Pemandangan pantai Pulau Kampai | Dok Ery Soedewo

Jalan Jalan

Cerita Pulau Kampai yang Terlupakan

Ada peninggalan sejarah yang menarik dari Pulau Kampai.

Pulau Kampai. Pada abad ke-11 hingga pertengahan abad ke-15, pulau ini berjaya dalam perniagaan. Sayangnya, setelah masa kejayaan berlalu, pulau yang berada di muara Teluk Aru ini seolah terlupakan. Peninggalan zaman kuno di Pulau Kampai baru mendapat perhatian dari para peneliti pada tahun 1974 hingga 1977. Ketika itu Edward McKinnon dan Tengku Lukman melakukan observasi dan mendapatkan sejumlah artefak kuno seperti keramik Cina.

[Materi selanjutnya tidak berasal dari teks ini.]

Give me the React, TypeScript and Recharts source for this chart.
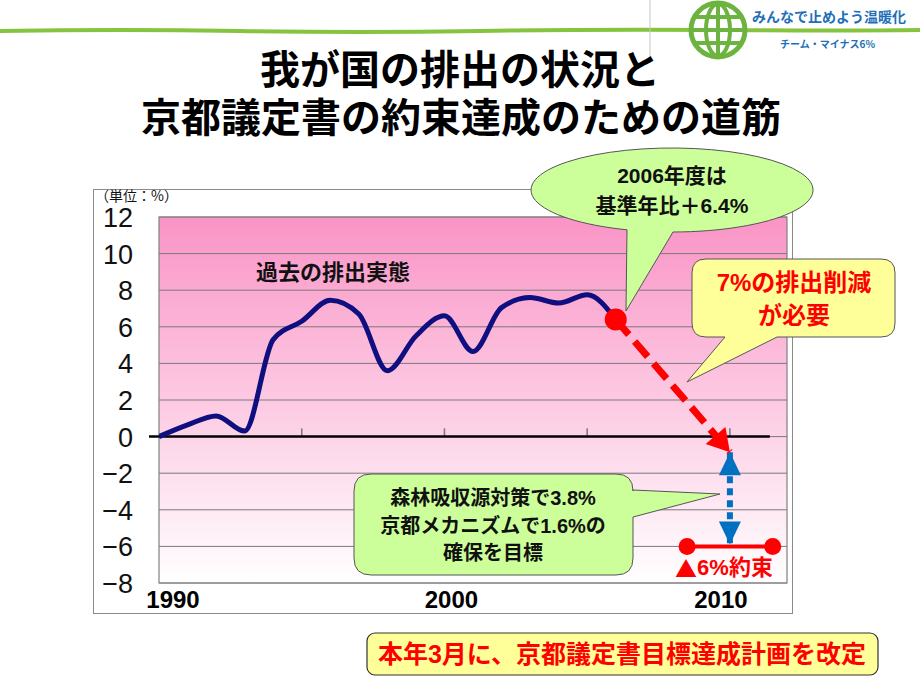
import React from 'react';
import {
  ComposedChart,
  Line,
  XAxis,
  YAxis,
  CartesianGrid,
  ReferenceLine,
  ReferenceArea,
} from 'recharts';

// 基準年比（%）
const years = [1990, 1991, 1992, 1993, 1994, 1995, 1996, 1997, 1998, 1999, 2000, 2001, 2002, 2003, 2004, 2005, 2006];
const emissions = [0, 0.64, 1.13, 0.3, 5.3, 6.3, 7.45, 6.7, 3.6, 5.5, 6.6, 4.65, 7.05, 7.6, 7.3, 7.75, 6.4];

const reductionYears = [2006, 2010];
const reductionValues = [6.4, -0.85];

const offsetYears = [2010, 2010];
const offsetValues = [-0.85, -5.9];

const targetYears = [2008.5, 2011.5];
const targetValues = [-6, -6];

const yTicks = [-8, -6, -4, -2, 0, 2, 4, 6, 8, 10, 12];
const xLabelYears = [1990, 2000, 2010];
const xTickMarks = [1995, 2000, 2005, 2010];

const emissionData = years.map((year, i) => ({ year, v: emissions[i] }));
const reductionData = reductionYears.map((year, i) => ({ year, v: reductionValues[i] }));
const offsetData = offsetYears.map((year, i) => ({ year, v: offsetValues[i] }));
const targetData = targetYears.map((year, i) => ({ year, v: targetValues[i] }));

const FONT = "'Liberation Sans', Arial, 'Noto Sans CJK JP', sans-serif";
const CJK = "'Noto Sans CJK JP', sans-serif";

const head = (tx: number, ty: number, fx: number, fy: number, len: number, hw: number) => {
  const a = Math.atan2(ty - fy, tx - fx);
  const bx = tx - len * Math.cos(a);
  const by = ty - len * Math.sin(a);
  const nx = -Math.sin(a) * hw;
  const ny = Math.cos(a) * hw;
  return `${tx},${ty} ${bx + nx},${by + ny} ${bx - nx},${by - ny}`;
};

let redFrom = { x: 0, y: 0 };
const RedArrowDot = (props: any) => {
  const { cx, cy, index } = props;
  if (index === 0) {
    redFrom = { x: cx, y: cy };
    return <circle key="rd0" cx={cx} cy={cy} r={11} fill="#FF0000" />;
  }
  return <polygon key="rd1" points={head(cx, cy, redFrom.x, redFrom.y, 22, 13)} fill="#FF0000" />;
};

let blueTop = { x: 0, y: 0 };
const BlueArrowDot = (props: any) => {
  const { cx, cy, index } = props;
  if (index === 0) {
    blueTop = { x: cx, y: cy };
    return <g key="bd0" />;
  }
  return (
    <g key="bd1">
      <polygon points={head(blueTop.x, blueTop.y, cx, cy, 23, 11)} fill="#0070C0" />
      <polygon points={head(cx, cy, blueTop.x, blueTop.y, 23, 11)} fill="#0070C0" />
    </g>
  );
};

const TargetDot = (props: any) => (
  <circle key={`t${props.index}`} cx={props.cx} cy={props.cy} r={8.5} fill="#FF0000" />
);

const YTick = ({ x, y, payload }: any) => (
  <text x={x} y={y + 1} textAnchor="end" dominantBaseline="central" fontSize={27} fontFamily={FONT} fill="#111">
    {payload.value < 0 ? `\u2212${Math.abs(payload.value)}` : payload.value}
  </text>
);

const labelShift: Record<number, number> = { 1990: 14, 2000: 7, 2010: -9 };
const XTick = ({ x, y, payload }: any) => (
  <text x={x + (labelShift[payload.value] || 0)} y={y} dy={17} textAnchor="middle" fontSize={24} fontWeight="bold" fontFamily={FONT} fill="#000">
    {payload.value}
  </text>
);

const Overlay = () => (
  <svg width={920} height={690} style={{ position: 'absolute', left: 0, top: 0, pointerEvents: 'none' }}>
    {/* header */}
    <path d="M0 31 Q 120 29 240 31 T 480 31 T 720 30 T 920 30" stroke="#86C440" strokeWidth={4} fill="none" />
    <line x1={650} y1={0} x2={650} y2={58} stroke="#c8c8c8" strokeWidth={1} />
    <g stroke="#6DB33F" fill="none">
      <circle cx={718} cy={30} r={27} fill="#fff" strokeWidth={5} />
      <ellipse cx={718} cy={30} rx={12} ry={26} strokeWidth={4} />
      <line x1={718} y1={4} x2={718} y2={56} strokeWidth={4} />
      <line x1={692} y1={30} x2={744} y2={30} strokeWidth={4} />
      <line x1={696} y1={17} x2={740} y2={17} strokeWidth={4} />
      <line x1={696} y1={43} x2={740} y2={43} strokeWidth={4} />
    </g>
    <text x={752} y={16} dominantBaseline="central" fontSize={14} fontWeight="bold" fontFamily={CJK} fill="#1E6FB8">
      みんなで止めよう温暖化
    </text>
    <text x={780} y={43} dominantBaseline="central" fontSize={10} fontWeight="bold" fontFamily={CJK} fill="#1E6FB8">
      チーム・マイナス6%
    </text>

    <text x={460} y={70} textAnchor="middle" dominantBaseline="central" fontSize={40} fontWeight="bold" fontFamily={FONT} fill="#000">
      我が国の排出の状況と
    </text>
    <text x={461} y={118} textAnchor="middle" dominantBaseline="central" fontSize={40} fontWeight="bold" fontFamily={FONT} fill="#000">
      京都議定書の約束達成のための道筋
    </text>

    {/* chart texts */}
    <text x={95} y={195} dominantBaseline="central" fontSize={14} fontFamily={CJK} fill="#111">
      （単位：%）
    </text>
    <text x={256} y={270} dominantBaseline="central" fontSize={22} fontWeight="bold" fontFamily={CJK} fill="#111">
      過去の排出実態
    </text>

    {/* 2006 callout */}
    <path
      d="M 627 229.8 A 141 42 0 1 1 673 232 L 626 311 Z"
      fill="#CCFF99"
      stroke="#555"
      strokeWidth={1}
    />
    <text x={672} y={175} textAnchor="middle" dominantBaseline="central" fontSize={21} fontWeight="bold" fontFamily={FONT} fill="#111">
      2006年度は
    </text>
    <text x={672} y={205} textAnchor="middle" dominantBaseline="central" fontSize={21} fontWeight="bold" fontFamily={FONT} fill="#111">
      基準年比＋6.4%
    </text>

    {/* 7% callout */}
    <path
      d="M 706 259 H 881 Q 895 259 895 273 V 323 Q 895 337 881 337 H 777 L 687 382 L 725 337 H 706 Q 692 337 692 323 V 273 Q 692 259 706 259 Z"
      fill="#FFFF99"
      stroke="#555"
      strokeWidth={1}
    />
    <text x={794} y={282} textAnchor="middle" dominantBaseline="central" fontSize={24} fontWeight="bold" fontFamily={FONT} fill="#FF0000">
      7%の排出削減
    </text>
    <text x={794} y={315} textAnchor="middle" dominantBaseline="central" fontSize={24} fontWeight="bold" fontFamily={FONT} fill="#FF0000">
      が必要
    </text>

    {/* 森林吸収源 callout */}
    <path
      d="M 371 474 H 616 Q 633 474 633 491 V 490 L 720 494 L 633 517 V 558 Q 633 575 616 575 H 371 Q 354 575 354 558 V 491 Q 354 474 371 474 Z"
      fill="#CCFF99"
      stroke="#555"
      strokeWidth={1}
    />
    {['森林吸収源対策で3.8%', '京都メカニズムで1.6%の', '確保を目標'].map((t, i) => (
      <text key={t} x={493} y={498 + i * 27.5} textAnchor="middle" dominantBaseline="central" fontSize={20} fontWeight="bold" fontFamily={FONT} fill="#111">
        {t}
      </text>
    ))}

    <text x={724} y={567} textAnchor="middle" dominantBaseline="central" fontSize={22} fontWeight="bold" fontFamily={FONT} fill="#FF0000">
      <tspan fontFamily={CJK}>▲</tspan>6%約束
    </text>

    {/* bottom note */}
    <rect x={367} y={633} width={511} height={42} rx={8} fill="#FFFF99" stroke="#333" strokeWidth={1.2} />
    <text x={622} y={654} textAnchor="middle" dominantBaseline="central" fontSize={25} fontWeight="bold" fontFamily={FONT} fill="#FF0000">
      本年3月に、京都議定書目標達成計画を改定
    </text>
  </svg>
);

export default function App() {
  return (
    <div style={{ position: 'absolute', left: 0, top: 0, width: 920, height: 690, background: '#fff', overflow: 'hidden' }}>
      <svg width={0} height={0} style={{ position: 'absolute' }}>
        <defs>
          <linearGradient id="plotBg" x1="0" y1="0" x2="0" y2="1">
            <stop offset="0%" stopColor="#FA94C6" />
            <stop offset="100%" stopColor="#FFFFFF" />
          </linearGradient>
        </defs>
      </svg>
      <div
        style={{
          position: 'absolute',
          left: 93,
          top: 189,
          width: 698,
          height: 423,
          border: '1.5px solid #8a8a8a',
          background: '#fff',
        }}
      />
      <div style={{ position: 'absolute', left: 0, top: 0 }}>
        <ComposedChart width={920} height={690} margin={{ top: 217, right: 133, bottom: 0, left: 0 }}>
          <CartesianGrid vertical={false} stroke="#7a7a7a" strokeWidth={1} fill="url(#plotBg)" fillOpacity={1} />
          <XAxis
            dataKey="year"
            type="number"
            domain={[1990, 2012]}
            ticks={xLabelYears}
            allowDataOverflow
            axisLine={false}
            tickLine={false}
            tickSize={0}
            tickMargin={8}
            height={107}
            tick={<XTick />}
          />
          <YAxis
            domain={[-8, 12]}
            ticks={yTicks}
            allowDataOverflow
            axisLine={false}
            tickLine={false}
            tickSize={0}
            tickMargin={26}
            width={159}
            tick={<YTick />}
          />
          <ReferenceArea x1={1990} x2={2012} y1={-8} y2={12} fill="none" stroke="#808080" strokeWidth={1.2} />
          {xTickMarks.map((yr) => (
            <ReferenceLine
              key={yr}
              segment={[{ x: yr, y: 0 }, { x: yr, y: 0.45 }]}
              stroke="#777"
              strokeWidth={1.5}
            />
          ))}
          <ReferenceLine
            segment={[{ x: 1989.65, y: 0 }, { x: 2011.4, y: 0 }]}
            stroke="#000"
            strokeWidth={2.5}
            ifOverflow="visible"
          />
          <Line
            data={emissionData}
            dataKey="v"
            type="monotone"
            stroke="#0F0F80"
            strokeWidth={5}
            dot={false}
            activeDot={false}
            isAnimationActive={false}
          />
          <Line
            data={offsetData}
            dataKey="v"
            type="linear"
            stroke="#0070C0"
            strokeWidth={6}
            strokeDasharray="7 5"
            dot={BlueArrowDot}
            activeDot={false}
            isAnimationActive={false}
          />
          <Line
            data={targetData}
            dataKey="v"
            type="linear"
            stroke="#FF0000"
            strokeWidth={4}
            dot={TargetDot}
            activeDot={false}
            isAnimationActive={false}
          />
          <Line
            data={reductionData}
            dataKey="v"
            type="linear"
            stroke="#FF0000"
            strokeWidth={7}
            strokeDasharray="20 9"
            dot={RedArrowDot}
            activeDot={false}
            isAnimationActive={false}
          />
        </ComposedChart>
      </div>
      <Overlay />
    </div>
  );
}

Setelah terlupakan sekitar 33 tahun, jejak kepurbakalaan di pulau yang merupakan salah satu desa yang ada di Kecamatan Pangkalan Susu, Kabupaten Langka, Provinsi Sumatra Utara itu kembali diteliti oleh tim peneliti dari Balai Arkeologi Medan yang dipimpin oleh Ery Soedewo.

Dari hasil temuan tersebut, ada empat besar jenis artefak yang ditemukan di Pulau Kampai, yaitu tembikar kasar sebanyak 12.499 keping, terbikar halus sebanyak 3.222 keping, keramik sebanyak 3.221 keping dan manik-manik berbahan kaca sebanyak 1.797 butir. 

Dan primadona dalam penemuan itu adalah si manik kaca.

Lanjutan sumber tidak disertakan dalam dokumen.